In a high-profile signing session on Capitol Hill Wednesday morning — carried live on the Web and followed by an Internet “rally” — Republican leaders rolled out a list of e-commerce and Internet-related pledges contained in the GOP’s eContract 2000.
Speaker of the House Dennis Hastert of Illinois and House Majority Leader Dick Armey of Texas emceed the event, which also featured such heavy hitters as House Majority Whip Tom DeLay of Texas and House Republican Conference Chairman J.C. Watts, Jr. of Oklahoma.
The eContract embodies the GOP promise to remove barriers to e-commerce, seek tax cuts to spur further innovation and development, push for wider availability of high-speed Internet access, protect intellectual property rights, stifle “frivolous lawsuits,” develop a quality, tech-oriented work force and wire America’s schools.
The GOP pledge to support a tax-free Internet is at the forefront of the eContract 2000. Though the e-tax issue has been a focal point of partisan disagreement, House deliberations on the recommendations of the Advisory Commission on Electronic Commerce (ACEC), which began Wednesday morning, are likely be short.

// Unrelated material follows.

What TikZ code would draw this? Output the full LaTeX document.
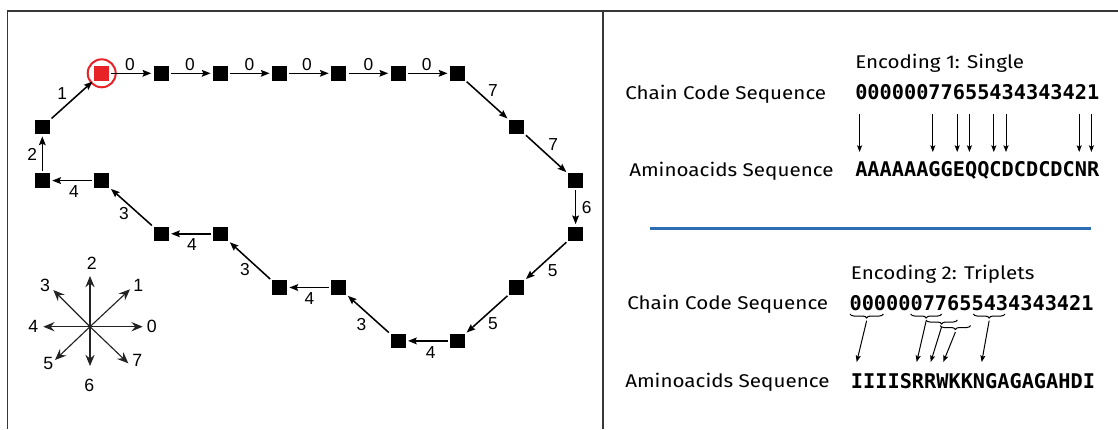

After a stormy series of meetings, the ACEC made a recommendation to extend the Internet tax moratorium “for a few more years.” The only argument now is over the time frame — the Democrats favor two or three years over the Republicans’ preference for five.
In debate Wednesday morning on the House floor, Democrat Lloyd Doggett of Texas criticized the Republicans for “their dogmatic zeal to junk the income tax code,” and for moving the measure too quickly through Congress without adequate discussion between the parties.
The original eContract was unveiled with similar pomp last year and then faded from view. At that time, the Republican leadership embraced the high-tech revolution for overhauling the nature of work in America and bringing “peace of mind to our daily lives.”
However, since Armey originally introduced the eContract a year ago, some observers are criticizing the event as a politically motivated effort to steer credit for the strong, tech-driven U.S. economy away from the Clinton-Gore administration. As the 2000 election battle between Republican George W. Bush and Vice President Al Gore heats up, technology and related issues are expected to become a key battleground.
The new version of the eContract acknowledges that underprivileged urban and rural communities need help getting access to the Internet and its benefits. Extending opportunities to those areas, to bridge the so-called “digital divide,” has been a high priority of the Clinton-Gore administration.
The eContract also applauds the high-tech industry as “the engine of our economic prosperity, creating new jobs and new opportunities for all Americans” and praises “private sector creativity, innovation, and competition rather than government direction” as the fuel for that growth.